Everything from the line with "What Apache ECharts" down to the line with "const axis2Ticks = [0, 5, 10];" below must be printed exactly, those two lines included. Exclude pictures.

--- START OF GIVEN INFORMATION ---

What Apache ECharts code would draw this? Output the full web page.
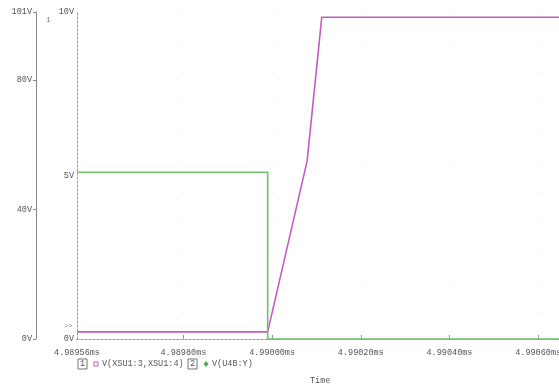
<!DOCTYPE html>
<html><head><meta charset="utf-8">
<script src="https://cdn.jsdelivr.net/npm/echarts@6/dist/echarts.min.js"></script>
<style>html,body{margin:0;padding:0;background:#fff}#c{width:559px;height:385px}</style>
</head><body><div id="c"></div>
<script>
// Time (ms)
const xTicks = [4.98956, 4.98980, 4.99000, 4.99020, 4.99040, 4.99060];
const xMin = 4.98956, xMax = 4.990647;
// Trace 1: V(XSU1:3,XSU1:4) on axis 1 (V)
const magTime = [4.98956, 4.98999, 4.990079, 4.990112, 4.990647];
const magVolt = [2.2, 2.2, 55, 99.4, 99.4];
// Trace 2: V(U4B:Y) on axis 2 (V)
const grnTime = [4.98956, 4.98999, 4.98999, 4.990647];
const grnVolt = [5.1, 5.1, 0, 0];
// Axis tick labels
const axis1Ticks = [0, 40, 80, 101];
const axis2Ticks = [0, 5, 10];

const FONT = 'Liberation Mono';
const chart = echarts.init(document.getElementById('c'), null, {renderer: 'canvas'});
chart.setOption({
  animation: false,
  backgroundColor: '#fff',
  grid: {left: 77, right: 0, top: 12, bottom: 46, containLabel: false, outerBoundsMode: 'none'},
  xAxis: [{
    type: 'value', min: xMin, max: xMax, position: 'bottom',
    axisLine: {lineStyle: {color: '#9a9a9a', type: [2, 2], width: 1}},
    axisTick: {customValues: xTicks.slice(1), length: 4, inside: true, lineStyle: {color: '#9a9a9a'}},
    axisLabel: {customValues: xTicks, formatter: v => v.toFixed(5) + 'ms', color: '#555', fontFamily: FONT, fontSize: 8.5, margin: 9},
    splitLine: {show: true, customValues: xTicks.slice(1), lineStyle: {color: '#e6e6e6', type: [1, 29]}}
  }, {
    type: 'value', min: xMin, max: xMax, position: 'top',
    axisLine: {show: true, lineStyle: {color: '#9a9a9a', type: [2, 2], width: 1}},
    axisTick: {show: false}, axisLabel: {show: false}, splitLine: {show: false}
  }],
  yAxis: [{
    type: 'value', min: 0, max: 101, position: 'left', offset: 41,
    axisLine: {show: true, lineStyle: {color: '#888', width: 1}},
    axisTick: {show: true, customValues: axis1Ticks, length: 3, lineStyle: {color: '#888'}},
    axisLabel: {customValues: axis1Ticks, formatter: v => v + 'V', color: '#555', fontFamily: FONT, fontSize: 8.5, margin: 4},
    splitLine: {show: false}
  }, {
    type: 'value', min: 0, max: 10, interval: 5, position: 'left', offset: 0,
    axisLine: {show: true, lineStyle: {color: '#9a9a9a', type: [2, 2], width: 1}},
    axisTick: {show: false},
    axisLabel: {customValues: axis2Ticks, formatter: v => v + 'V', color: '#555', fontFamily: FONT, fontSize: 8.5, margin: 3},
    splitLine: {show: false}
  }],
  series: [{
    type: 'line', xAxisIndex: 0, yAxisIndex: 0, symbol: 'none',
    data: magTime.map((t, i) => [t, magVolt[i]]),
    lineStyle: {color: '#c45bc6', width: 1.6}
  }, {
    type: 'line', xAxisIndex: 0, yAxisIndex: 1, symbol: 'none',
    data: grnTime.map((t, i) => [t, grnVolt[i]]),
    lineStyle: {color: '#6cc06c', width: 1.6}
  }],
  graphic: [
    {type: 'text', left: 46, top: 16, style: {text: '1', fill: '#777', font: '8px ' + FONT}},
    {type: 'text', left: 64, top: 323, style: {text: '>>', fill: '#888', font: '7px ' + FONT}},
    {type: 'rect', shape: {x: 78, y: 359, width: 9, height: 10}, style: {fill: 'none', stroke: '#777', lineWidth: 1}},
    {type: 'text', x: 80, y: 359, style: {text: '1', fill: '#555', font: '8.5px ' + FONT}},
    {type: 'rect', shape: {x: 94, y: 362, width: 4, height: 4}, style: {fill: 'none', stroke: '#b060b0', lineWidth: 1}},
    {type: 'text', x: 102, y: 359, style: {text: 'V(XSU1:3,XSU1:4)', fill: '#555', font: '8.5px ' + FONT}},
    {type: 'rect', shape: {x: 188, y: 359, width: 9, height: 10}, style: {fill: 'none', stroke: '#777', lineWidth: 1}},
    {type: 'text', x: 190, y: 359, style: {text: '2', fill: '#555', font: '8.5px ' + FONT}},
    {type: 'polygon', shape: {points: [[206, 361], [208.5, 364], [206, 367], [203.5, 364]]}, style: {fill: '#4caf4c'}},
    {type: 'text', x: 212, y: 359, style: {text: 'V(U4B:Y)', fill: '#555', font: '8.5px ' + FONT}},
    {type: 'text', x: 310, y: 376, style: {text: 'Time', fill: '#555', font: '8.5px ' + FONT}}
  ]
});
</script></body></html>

--- END OF GIVEN INFORMATION ---
--- START OF GIVEN INFORMATION ---

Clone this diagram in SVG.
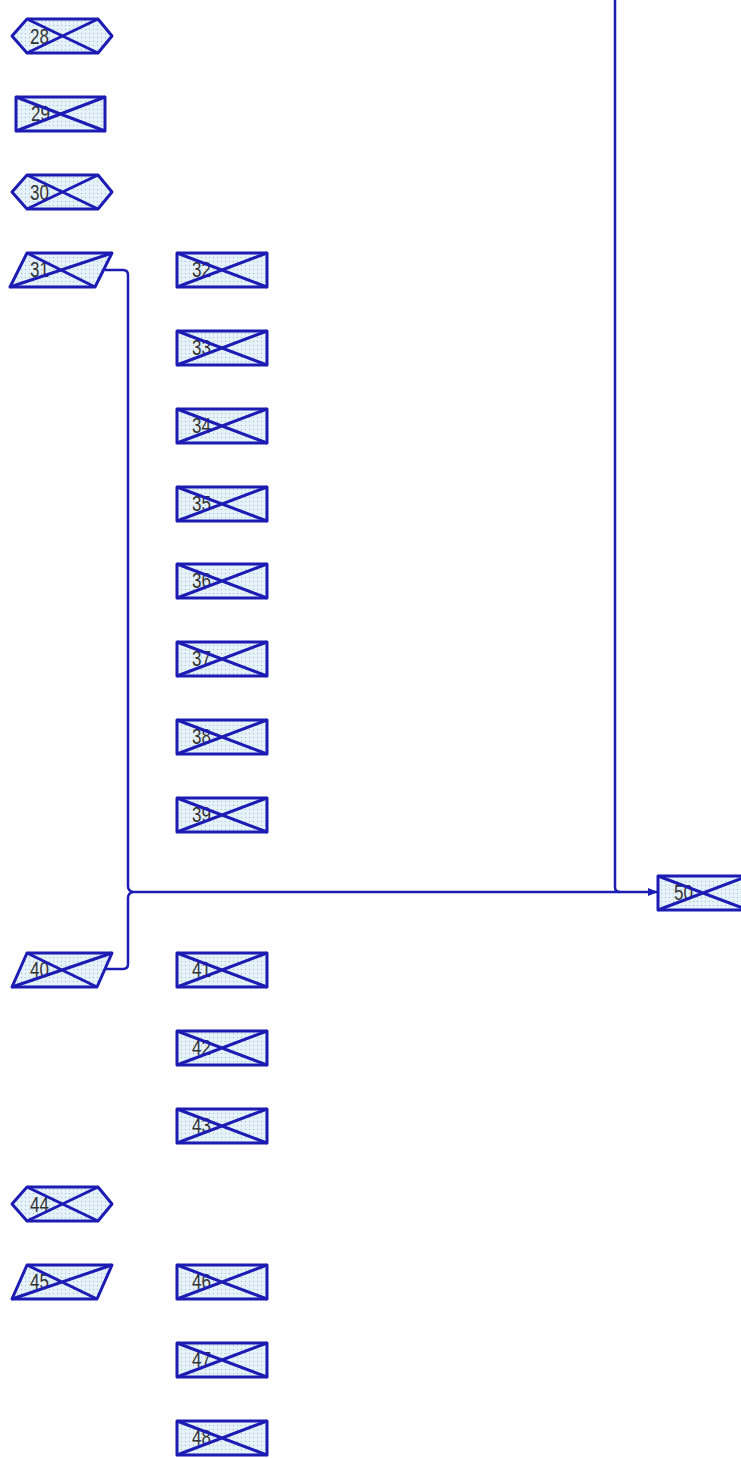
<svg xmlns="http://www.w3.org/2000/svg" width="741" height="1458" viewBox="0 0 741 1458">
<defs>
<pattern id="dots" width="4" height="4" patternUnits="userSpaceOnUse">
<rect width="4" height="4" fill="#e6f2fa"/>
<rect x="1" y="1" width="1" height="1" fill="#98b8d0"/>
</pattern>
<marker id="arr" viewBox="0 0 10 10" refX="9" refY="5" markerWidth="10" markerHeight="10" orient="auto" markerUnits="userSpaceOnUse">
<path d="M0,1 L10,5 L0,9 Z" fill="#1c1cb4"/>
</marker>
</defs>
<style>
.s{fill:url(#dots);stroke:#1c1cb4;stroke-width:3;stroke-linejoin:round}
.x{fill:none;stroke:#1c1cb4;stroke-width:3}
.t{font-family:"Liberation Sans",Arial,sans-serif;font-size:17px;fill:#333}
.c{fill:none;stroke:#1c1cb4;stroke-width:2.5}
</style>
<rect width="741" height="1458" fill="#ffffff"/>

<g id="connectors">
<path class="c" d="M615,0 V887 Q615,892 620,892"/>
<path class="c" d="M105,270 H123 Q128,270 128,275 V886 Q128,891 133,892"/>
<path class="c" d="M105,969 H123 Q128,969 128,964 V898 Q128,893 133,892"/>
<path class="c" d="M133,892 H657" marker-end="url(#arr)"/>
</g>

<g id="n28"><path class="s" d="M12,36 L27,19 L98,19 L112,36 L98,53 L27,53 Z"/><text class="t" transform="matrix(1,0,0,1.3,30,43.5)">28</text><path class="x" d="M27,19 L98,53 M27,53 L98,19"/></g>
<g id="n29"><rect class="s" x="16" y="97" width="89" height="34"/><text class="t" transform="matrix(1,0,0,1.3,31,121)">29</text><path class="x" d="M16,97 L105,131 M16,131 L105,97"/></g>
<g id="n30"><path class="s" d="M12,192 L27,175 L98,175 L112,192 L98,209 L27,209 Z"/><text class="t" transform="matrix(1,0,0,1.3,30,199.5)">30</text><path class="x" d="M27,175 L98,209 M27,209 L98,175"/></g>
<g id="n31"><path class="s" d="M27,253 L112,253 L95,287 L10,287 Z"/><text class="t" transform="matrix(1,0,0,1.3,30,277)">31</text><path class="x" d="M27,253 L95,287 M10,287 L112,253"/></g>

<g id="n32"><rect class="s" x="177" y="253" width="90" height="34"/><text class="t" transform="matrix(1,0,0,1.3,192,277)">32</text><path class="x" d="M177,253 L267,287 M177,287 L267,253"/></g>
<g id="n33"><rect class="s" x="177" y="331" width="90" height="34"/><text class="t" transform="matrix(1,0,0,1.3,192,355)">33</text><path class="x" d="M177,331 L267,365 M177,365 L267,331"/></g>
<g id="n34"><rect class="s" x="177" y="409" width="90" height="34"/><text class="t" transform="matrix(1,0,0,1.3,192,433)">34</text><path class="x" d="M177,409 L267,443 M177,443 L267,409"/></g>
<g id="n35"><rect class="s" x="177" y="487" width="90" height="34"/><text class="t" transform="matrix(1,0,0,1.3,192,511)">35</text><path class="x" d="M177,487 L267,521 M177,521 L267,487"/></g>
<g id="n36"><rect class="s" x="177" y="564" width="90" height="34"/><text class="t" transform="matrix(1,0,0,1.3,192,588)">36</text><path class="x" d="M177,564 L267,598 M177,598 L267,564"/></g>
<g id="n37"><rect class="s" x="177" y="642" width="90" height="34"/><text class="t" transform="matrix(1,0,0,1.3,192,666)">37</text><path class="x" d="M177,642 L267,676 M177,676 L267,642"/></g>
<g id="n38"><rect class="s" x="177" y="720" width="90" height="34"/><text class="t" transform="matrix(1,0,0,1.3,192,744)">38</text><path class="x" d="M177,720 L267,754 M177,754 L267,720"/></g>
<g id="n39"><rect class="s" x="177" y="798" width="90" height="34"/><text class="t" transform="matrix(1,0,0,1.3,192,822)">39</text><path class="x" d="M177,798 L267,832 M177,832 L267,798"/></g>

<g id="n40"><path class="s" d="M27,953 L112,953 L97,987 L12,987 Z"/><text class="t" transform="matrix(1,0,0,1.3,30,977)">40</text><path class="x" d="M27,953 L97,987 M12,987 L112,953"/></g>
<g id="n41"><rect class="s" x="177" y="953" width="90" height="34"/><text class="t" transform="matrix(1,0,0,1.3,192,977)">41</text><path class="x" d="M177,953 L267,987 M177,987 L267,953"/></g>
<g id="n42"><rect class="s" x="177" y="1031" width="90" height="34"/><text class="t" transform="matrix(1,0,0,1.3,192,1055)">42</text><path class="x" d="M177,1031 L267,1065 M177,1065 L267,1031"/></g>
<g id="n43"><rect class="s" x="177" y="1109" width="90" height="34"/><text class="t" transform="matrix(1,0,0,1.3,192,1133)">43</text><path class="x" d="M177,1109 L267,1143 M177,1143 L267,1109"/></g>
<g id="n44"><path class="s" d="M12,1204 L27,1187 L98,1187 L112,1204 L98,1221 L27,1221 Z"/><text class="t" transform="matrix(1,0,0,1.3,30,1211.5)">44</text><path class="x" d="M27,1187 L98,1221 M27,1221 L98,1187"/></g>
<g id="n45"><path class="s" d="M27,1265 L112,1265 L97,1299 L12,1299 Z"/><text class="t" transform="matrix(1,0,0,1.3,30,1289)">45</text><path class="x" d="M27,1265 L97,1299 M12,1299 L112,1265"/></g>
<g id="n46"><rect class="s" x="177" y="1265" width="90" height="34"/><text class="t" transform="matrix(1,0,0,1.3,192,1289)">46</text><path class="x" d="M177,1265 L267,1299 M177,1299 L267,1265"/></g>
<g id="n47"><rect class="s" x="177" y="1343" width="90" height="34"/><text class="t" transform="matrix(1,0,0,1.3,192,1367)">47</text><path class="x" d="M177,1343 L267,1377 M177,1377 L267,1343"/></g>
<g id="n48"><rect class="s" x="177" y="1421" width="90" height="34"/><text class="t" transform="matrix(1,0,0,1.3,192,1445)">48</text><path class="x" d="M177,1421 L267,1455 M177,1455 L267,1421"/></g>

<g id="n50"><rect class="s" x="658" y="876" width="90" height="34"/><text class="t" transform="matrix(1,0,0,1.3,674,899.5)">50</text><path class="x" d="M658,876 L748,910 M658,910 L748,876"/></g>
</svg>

--- END OF GIVEN INFORMATION ---

COMPLETE RESPONSE.
What Apache ECharts code would draw this? Output the full web page.
<!DOCTYPE html>
<html><head><meta charset="utf-8">
<script src="https://cdn.jsdelivr.net/npm/echarts@6/dist/echarts.min.js"></script>
<style>html,body{margin:0;padding:0;background:#fff}#c{width:559px;height:385px}</style>
</head><body><div id="c"></div>
<script>
// Time (ms)
const xTicks = [4.98956, 4.98980, 4.99000, 4.99020, 4.99040, 4.99060];
const xMin = 4.98956, xMax = 4.990647;
// Trace 1: V(XSU1:3,XSU1:4) on axis 1 (V)
const magTime = [4.98956, 4.98999, 4.990079, 4.990112, 4.990647];
const magVolt = [2.2, 2.2, 55, 99.4, 99.4];
// Trace 2: V(U4B:Y) on axis 2 (V)
const grnTime = [4.98956, 4.98999, 4.98999, 4.990647];
const grnVolt = [5.1, 5.1, 0, 0];
// Axis tick labels
const axis1Ticks = [0, 40, 80, 101];
const axis2Ticks = [0, 5, 10];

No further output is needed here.